In my experience a fully-centralised switch is actually quite uncommon.
In many locations they use light sensors, and if you live above a street oriented the right way you can see quite a cool effect of the lights going off sequentially down the street as the light goes below the threshold.
In other locations that I'm familiar with, they use a ripple relay, where a particular signal is transmitted over the power lines (a "ripple") in a way that doesn't affect unaware equipment, but signals the target equipment (relays on the supply to the streetlights) to switch. Similar technology is used to provide day/night rates where one circuit is only energised during off-peak hours.
I don't see any reason the ripple relay couldn't be bypassed to provide a second always-on feed for the Wi-Fi gear, but it might be that the ripple relays are not at every lamp post but instead at the substations or roadside cabinets, in which case there would indeed be some cost to run the extra circuits.
I previously worked at a company that made the light-controlled switches that control individual street lights. We shipped a lot of them, so I assume they are common. They are visiable and you can often spot them. They look like a plastic bulb on top of the light fixture.
At one point we came out with a slim line (low profile) design. When I asked why, they said that good ol' boys in Texas were riding in pickups and shooting the switches as a game. The low profile model was a harder target to hit. :-)
> In my experience a fully-centralised switch is actually quite uncommon.

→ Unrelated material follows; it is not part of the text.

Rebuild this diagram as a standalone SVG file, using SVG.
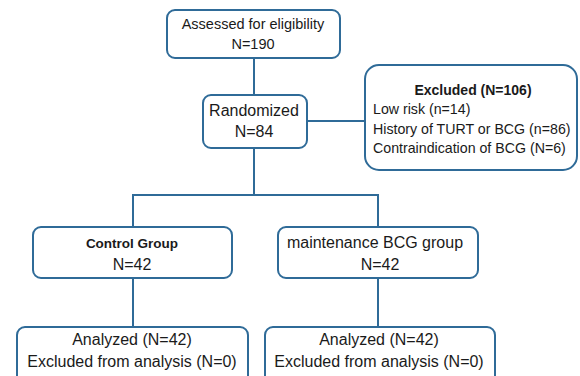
<svg xmlns="http://www.w3.org/2000/svg" width="580" height="376" viewBox="0 0 580 376">
<style>
.box{fill:#ffffff;stroke:#2f6b98;stroke-width:2}
.ln{stroke:#2f6b98;stroke-width:2;fill:none}
text{font-family:"Liberation Sans",Arial,sans-serif;fill:#1a1a1a}
.c{text-anchor:middle}
.b{font-weight:bold}
</style>
<rect width="580" height="376" fill="#ffffff"/>
<g id="connectors">
<path class="ln" d="M254 58V95"/>
<path class="ln" d="M254 148V195"/>
<path class="ln" d="M307 121H365"/>
<path class="ln" d="M133 227V195H378V227"/>
<path class="ln" d="M133 278V327"/>
<path class="ln" d="M378 278V327"/>
</g>
<g id="assessed">
<rect class="box" x="167" y="10" width="173" height="48" rx="8"/>
<text class="c" x="253" y="29" font-size="14.5">Assessed for eligibility</text>
<text class="c" x="253" y="49" font-size="14.5">N=190</text>
</g>
<g id="randomized">
<rect class="box" x="203" y="95" width="104" height="53" rx="8"/>
<text class="c" x="254" y="116" font-size="16">Randomized</text>
<text class="c" x="254" y="137" font-size="16">N=84</text>
</g>
<g id="excluded">
<rect class="box" x="365" y="65" width="212" height="105" rx="14"/>
<text class="c b" x="473" y="95" font-size="14">Excluded (N=106)</text>
<text x="373" y="114" font-size="14.2">Low risk (n=14)</text>
<text x="373" y="134" font-size="14.2">History of TURT or BCG (n=86)</text>
<text x="373" y="153" font-size="14.2">Contraindication of BCG (N=6)</text>
</g>
<g id="control">
<rect class="box" x="33" y="227" width="199" height="51" rx="8"/>
<text class="c b" x="132" y="248" font-size="13.5">Control Group</text>
<text class="c" x="132" y="270" font-size="16">N=42</text>
</g>
<g id="maintenance">
<rect class="box" x="278" y="227" width="200" height="51" rx="8"/>
<text class="c" x="375" y="248" font-size="16">maintenance BCG group</text>
<text class="c" x="380" y="270" font-size="16">N=42</text>
</g>
<g id="analyzed-control">
<rect class="box" x="17" y="327" width="231" height="60" rx="8"/>
<text class="c" x="132" y="345" font-size="16">Analyzed (N=42)</text>
<text class="c" x="132" y="367" font-size="16">Excluded from analysis (N=0)</text>
</g>
<g id="analyzed-bcg">
<rect class="box" x="265" y="327" width="230" height="60" rx="8"/>
<text class="c" x="379" y="345" font-size="16">Analyzed (N=42)</text>
<text class="c" x="379" y="367" font-size="16">Excluded from analysis (N=0)</text>
</g>
</svg>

Just to offer a counter-point, in my experience it's often that they are managed in big groups, and individual control is uncommon.
Quite often at the right time you'll see big swathes of lights turning off, sections of neighbourhoods, as far as you can see down a reasonably straight road, etc.
From what I understand, it's usually just a timeswitch in the circuit breaker box at the side of the road.
Hard to say; it could be time control or ripple control of relays at substations, which would explain neighbourhoods turning on/off at the same time. It's still not fully centralised, and the more "decentralised" (I cringe when I write that word these days) it gets, the cheaper it gets to provide an always-on supply to the lamp post.
In many locations they use light sensors, and if you live above a street oriented the right way you can see quite a cool effect of the lights going off sequentially down the street as the light goes below the threshold.
In other locations that I'm familiar with, they use a ripple relay, where a particular signal is transmitted over the power lines (a "ripple") in a way that doesn't affect unaware equipment, but signals the target equipment (relays on the supply to the streetlights) to switch. Similar technology is used to provide day/night rates where one circuit is only energised during off-peak hours.
I don't see any reason the ripple relay couldn't be bypassed to provide a second always-on feed for the Wi-Fi gear, but it might be that the ripple relays are not at every lamp post but instead at the substations or roadside cabinets, in which case there would indeed be some cost to run the extra circuits.